Any company that’s caught hiring illegals should be punished severely. However, the illegal immigrants working there should have full access to becoming documented workers. Not citizens, but legal workers, an improvement on the current work visa system. There could even be a relaxed taxation system for these kinds of workers, to incentivize businesses to only hire people authorized to work here.

Citizenship eventually, maybe. I know, I know. Amnesty, bleeding hearts, blah blah blah. The American Indians gave the Europeans amnesty, and look at how they’ve been repaid for their kindness.

Unlike the welcoming arms of the Native Americans who embraced their illegal immigrant brothers, modern men and woman who come to our country searching for a better life have the odds stacked against them. And when they come illegally, they’re met with hostility, even though there is an absolute zero chance for many of them to come here legally, all things considered. Many foreigners who are here legally are met with the same hostility. Sometimes it’s even worse.
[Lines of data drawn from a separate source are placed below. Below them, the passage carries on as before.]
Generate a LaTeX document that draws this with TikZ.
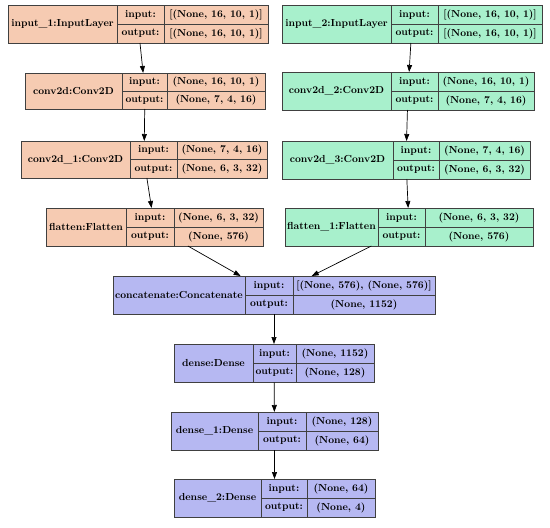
\documentclass[tikz,border=0pt]{standalone}
\usepackage{tikz}
\usetikzlibrary{arrows.meta}

\definecolor{peach}{RGB}{246,203,178}
\definecolor{mint}{RGB}{168,240,204}
\definecolor{lavender}{RGB}{182,184,242}

% one keras layer: name | input:/output: | shapes
\newcommand{\layerbox}[8]{%
  \node[layer, minimum width={#4-#2}, minimum height={#5-#3}, anchor=north west] (#1) at (#2,#3) {};
  \draw[cell] (#6,#3) -- (#6,#5);
  \draw[cell] (#7,#3) -- (#7,#5);
  \draw[cell] (#6,{(#3+#5)/2}) -- (#4,{(#3+#5)/2});
  \node[txt] (#1-name) at ({(#2+#6)/2},{(#3+#5)/2}) {#8};
  \node[txt] (#1-in) at ({(#6+#7)/2},{#3+(#5-#3)/4}) {input:};
  \node[txt] (#1-out) at ({(#6+#7)/2},{#5-(#5-#3)/4}) {output:};
  \node[txt] (#1-vin) at ({(#7+#4)/2},{#3+(#5-#3)/4}) {\vin};
  \node[txt] (#1-vout) at ({(#7+#4)/2},{#5-(#5-#3)/4}) {\vout};
}

\begin{document}
\begin{tikzpicture}[
x=1pt, y=-1pt,
layer/.style={draw=black!75, line width=0.7pt, inner sep=0pt, outer sep=0pt, fill=\col},
cell/.style={draw=black!75, line width=0.6pt},
txt/.style={font=\fontsize{10.2}{11}\selectfont\bfseries, inner sep=0pt},
arrow/.style={-{Triangle[length=7pt, width=5pt]}, line width=0.7pt},
]
\useasboundingbox (0,0) rectangle (550,528);

% both branches, then the dense head
\foreach \id/\xa/\ya/\xb/\yb/\da/\db/\name/\vin/\vout/\col in {
  in1/8/5/268/43/117/164/{input\_1:InputLayer}/{[(None, 16, 10, 1)]}/{[(None, 16, 10, 1)]}/peach,
  cv1/25/73/265/109/122/167/{conv2d:Conv2D}/{(None, 16, 10, 1)}/{(None, 7, 4, 16)}/peach,
  cv2/21/141/267/178/130/177/{conv2d\_1:Conv2D}/{(None, 7, 4, 16)}/{(None, 6, 3, 32)}/peach,
  fl1/46/208/263/246/126/174/{flatten:Flatten}/{(None, 6, 3, 32)}/{(None, 576)}/peach,
  in2/282/5/542/43/391/438/{input\_2:InputLayer}/{[(None, 16, 10, 1)]}/{[(None, 16, 10, 1)]}/mint,
  cv3/282/72/534/110/391/438/{conv2d\_2:Conv2D}/{(None, 16, 10, 1)}/{(None, 7, 4, 16)}/mint,
  cv4/282/141/530/179/393/439/{conv2d\_3:Conv2D}/{(None, 7, 4, 16)}/{(None, 6, 3, 32)}/mint,
  fl2/285/208/533/246/378/425/{flatten\_1:Flatten}/{(None, 6, 3, 32)}/{(None, 576)}/mint,
  cat/113/276/435/314/245/293/{concatenate:Concatenate}/{[(None, 576), (None, 576)]}/{(None, 1152)}/lavender,
  dn1/174/344/374/382/253/296/{dense:Dense}/{(None, 1152)}/{(None, 128)}/lavender,
  dn2/171/412/378/450/258/306/{dense\_1:Dense}/{(None, 128)}/{(None, 64)}/lavender,
  dn3/174/479/375/517/261/307/{dense\_2:Dense}/{(None, 64)}/{(None, 4)}/lavender}
  {\layerbox{\id}{\xa}{\ya}{\xb}{\yb}{\da}{\db}{\name}}

\draw[arrow] (in1) -- (cv1);
\draw[arrow] (cv1) -- (cv2);
\draw[arrow] (cv2) -- (fl1);
\draw[arrow] (fl1) -- (cat);

\draw[arrow] (in2) -- (cv3);
\draw[arrow] (cv3) -- (cv4);
\draw[arrow] (cv4) -- (fl2);
\draw[arrow] (fl2) -- (cat);

\draw[arrow] (cat) -- (dn1);
\draw[arrow] (dn1) -- (dn2);
\draw[arrow] (dn2) -- (dn3);

\end{tikzpicture}
\end{document}
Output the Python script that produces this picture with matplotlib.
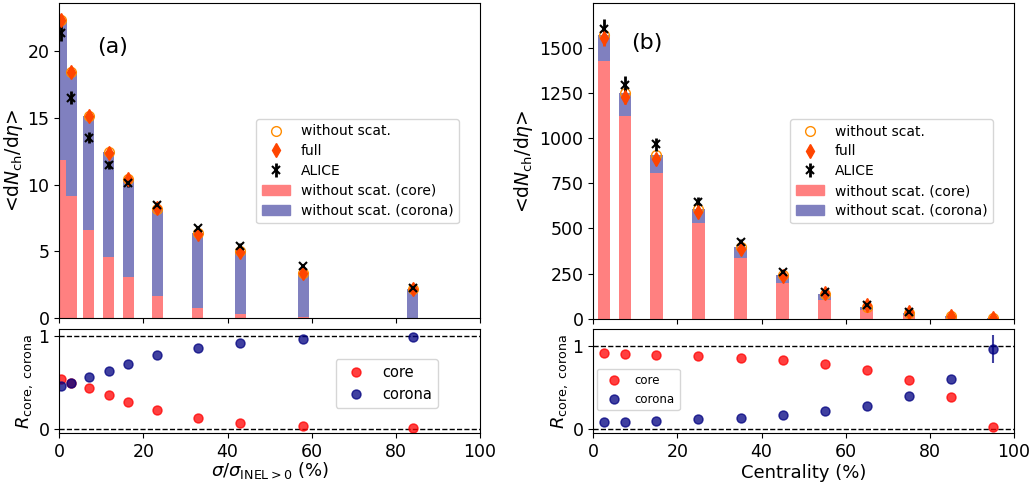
import matplotlib
matplotlib.use("Agg")
import matplotlib.pyplot as plt
import numpy as np
from matplotlib.patches import Patch
from matplotlib.lines import Line2D

# ---------------- data (a) pp ----------------
xa = [0.46, 2.8, 6.95, 11.7, 16.4, 23.3, 32.9, 43.0, 58.0, 84.0]
a_core = [11.87, 9.15, 6.58, 4.56, 3.07, 1.65, 0.75, 0.32, 0.10, 0.02]
a_total = [22.3, 18.4, 15.1, 12.42, 10.40, 8.20, 6.38, 5.03, 3.39, 2.17]
a_full = [22.3, 18.4, 15.13, 12.39, 10.45, 8.25, 6.33, 4.96, 3.39, 2.19]
a_alice = [21.3, 16.5, 13.5, 11.5, 10.1, 8.45, 6.72, 5.4, 3.9, 2.26]
a_alice_err = [0.6, 0.5, 0.4, 0.3, 0.3, 0.25, 0.2, 0.2, 0.15, 0.1]
a_r_core = [0.536, 0.50, 0.44, 0.367, 0.295, 0.205, 0.122, 0.068, 0.029, 0.007]
a_r_corona = [0.464, 0.50, 0.558, 0.63, 0.705, 0.795, 0.874, 0.928, 0.968, 0.99]

# ---------------- data (b) PbPb ----------------
xb = [2.5, 7.5, 15, 25, 35, 45, 55, 65, 75, 85, 95]
b_core = [1426, 1122, 807, 531, 337, 199, 105, 47, 19.5, 5, 0.2]
b_total = [1570, 1248, 907, 606, 398, 243, 138, 66, 33, 13, 5]
b_full = [1552, 1229, 883, 593, 385, 238, 142, 77, 35, 16, 6]
b_full_err = [45, 40, 30, 20, 15, 10, 6, 4, 2, 1, 1]
xb_alice = [2.5, 7.5, 15, 25, 35, 45, 55, 65, 75]
b_alice = [1601, 1294, 966, 649, 426, 261, 149, 76, 35]
b_alice_err = [60, 49, 37, 23, 15, 9, 6, 4, 2]
b_r_core = [0.908, 0.90, 0.892, 0.872, 0.853, 0.825, 0.78, 0.71, 0.59, 0.386, 0.03]
b_r_corona = [0.084, 0.092, 0.104, 0.12, 0.14, 0.167, 0.215, 0.283, 0.40, 0.606, 0.96]
b_r_corona_err = [0, 0, 0, 0, 0, 0, 0, 0, 0, 0, 0.17]

TICK = 12.5
LAB = 13

fig = plt.figure(figsize=(10.35, 4.84), dpi=100)
W, H = 1035.0, 484.0
def ax_at(x0, y0, x1, y1):
    return fig.add_axes([x0 / W, 1 - y1 / H, (x1 - x0) / W, (y1 - y0) / H])

axA = ax_at(59.3, 2.7, 480, 318.3)
axAr = ax_at(59.3, 329.3, 480, 433.3)
axB = ax_at(593.3, 2.7, 1014, 318.8)
axBr = ax_at(593.3, 329.3, 1014, 433.3)

core_c = (1.0, 0.5, 0.5)
corona_c = (0.5, 0.5, 0.75)
MS_C, MS_D, MS_X = 7, 7, 6

def top_panel(ax, x, core, total, full, full_err, xal, alice, alice_err, width):
    corona = [t - c for t, c in zip(total, core)]
    ax.bar(x, core, width=width, color=core_c)
    ax.bar(x, corona, bottom=core, width=width, color=corona_c)
    ax.plot(x, total, 'o', mfc='none', mec='darkorange', ms=MS_C, ls='none')
    ax.errorbar(x, full, yerr=full_err, fmt='d', color='orangered', ms=MS_D, ls='none', elinewidth=2)
    ax.errorbar(xal, alice, yerr=alice_err, fmt='x', color='black', ms=MS_X, mew=1.5, ls='none', elinewidth=2)
    eb = ax.errorbar([], [], yerr=[], fmt='x', color='black', ms=MS_X, mew=1.5, elinewidth=2)
    h = [Line2D([], [], marker='o', mfc='none', mec='darkorange', ms=MS_C, ls='none'),
         Line2D([], [], marker='d', color='orangered', ms=MS_D, ls='none'),
         eb,
         Patch(color=core_c), Patch(color=corona_c)]
    ax.legend(h, ['without scat.', 'full', 'ALICE', 'without scat. (core)', 'without scat. (corona)'],
              loc='upper right', bbox_to_anchor=(0.95, 0.632), borderaxespad=0, fontsize=10,
              labelspacing=0.42)
    ax.set_xlim(0, 100)
    ax.tick_params(labelbottom=False, labelsize=TICK)
    ax.set_ylabel(r'<d$N_{\rm ch}$/d$\eta$>', fontsize=13.5)

def ratio_panel(ax, x, rc, rco, rco_err, xlabel, leg_kw, ylim, lpad):
    ax.axhline(0, color='k', ls='--', lw=1)
    ax.axhline(1, color='k', ls='--', lw=1)
    ax.errorbar(x, rc, fmt='o', color='red', alpha=0.75, ms=6.5)
    ax.errorbar(x, rco, yerr=rco_err, fmt='o', color='navy', alpha=0.75, ms=6.5)
    ax.set_xlim(0, 100)
    ax.set_ylim(*ylim)
    ax.set_yticks([0, 1])
    ax.tick_params(labelsize=TICK)
    ax.set_xlabel(xlabel, fontsize=LAB, labelpad=lpad)
    ax.set_ylabel(r'$R_{\rm core,\ corona}$', fontsize=LAB)
    h = [Line2D([], [], marker='o', color='red', alpha=0.75, ms=6.5, ls='none'),
         Line2D([], [], marker='o', color='navy', alpha=0.75, ms=6.5, ls='none')]
    ax.legend(h, ['core', 'corona'], **leg_kw)

top_panel(axA, xa, a_core, a_total, a_full, None, xa, a_alice, a_alice_err, 2.6)
axA.set_ylim(0, 23.6)
axA.set_yticks([0, 5, 10, 15, 20])
axA.text(9, 20.3, '(a)', fontsize=16, va='center')

top_panel(axB, xb, b_core, b_total, b_full, b_full_err, xb_alice, b_alice, b_alice_err, 3.0)
axB.set_ylim(0, 1749)
axB.set_yticks([0, 250, 500, 750, 1000, 1250, 1500])
axB.text(9.1, 1526, '(b)', fontsize=16, va='center')

ratio_panel(axAr, xa, a_r_core, a_r_corona, None, r'$\sigma/\sigma_{\rm INEL>0}$ (%)',
            dict(loc='upper right', bbox_to_anchor=(0.90, 0.714), borderaxespad=0, fontsize=10.5),
            (-0.046, 1.075), -1)
ratio_panel(axBr, xb, b_r_core, b_r_corona, b_r_corona_err, 'Centrality (%)',
            dict(loc='upper left', bbox_to_anchor=(0.009, 0.618), borderaxespad=0, fontsize=8.5),
            (-0.048, 1.196), 2)

axA.yaxis.set_label_coords(-0.082, 0.5)
axAr.yaxis.set_label_coords(-0.058, 0.5)
axB.yaxis.set_label_coords(-0.138, 0.5)
axBr.yaxis.set_label_coords(-0.055, 0.5)

fig.savefig('out.png', dpi=100)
These hero immigrants leave their homes and families to their trash-stacked shacks and common toilets, living on two dollars a day if they’re lucky. They leave this loathsome paradise and journey north to the promised land, where hard work makes dreams come true. Where opportunity lies. Where the security of your family lives, waiting for you to grab it by the horns. If you stay, your family suffers. If you go, you risk deportation or imprisonment or both. Some are killed making the trek, caught in the crossfire of a country at war as factions battle for the power to control the supply of illegal substances to meet the demand in the United States. To add iron to the tragedy, these immigrant heroes are often killed by weapons made in the U.S.A. Forget about a personal burial with family to see you off, now you’re merely another statistic on a CNN screen roll.

They trudge through hell for a chance to make a better life. And it’s the only chance they have. They are heroes, risking everything for their family. Few things are more heroic.

How can a person of privilege see a person of poverty trying to better himself and look down upon it? But that’s what many U.S. Americans do. This is “our” country, “our” land, which is separate and distinct from “your” country, and “your” land. It’s hypocrisy, especially given this country’s history. The U.S. American way is to pull oneself up by one’s bootstraps, and if one can’t do it, it’s only because one isn’t working hard enough. Yet, when an illegal immigrant embodies this sentiment more so than most of her U.S. American contemporaries, it is seen as an affront to the U.S. American way.

No one is more American than illegal immigrants — this country was founded by them.

The businesses that hire illegal immigrants are the problem, not the immigrants. But the culture for businesses to hire illegals is strong and runs deep, and the only way to change the culture is to change the immigration process and incentivize businesses to play by the rules, while hoping that the U.S. American worker will evolve. With the Native American people leading the way toward immigration reform, maybe we’ll find a way to balance the economy once and for all, but that’s another story.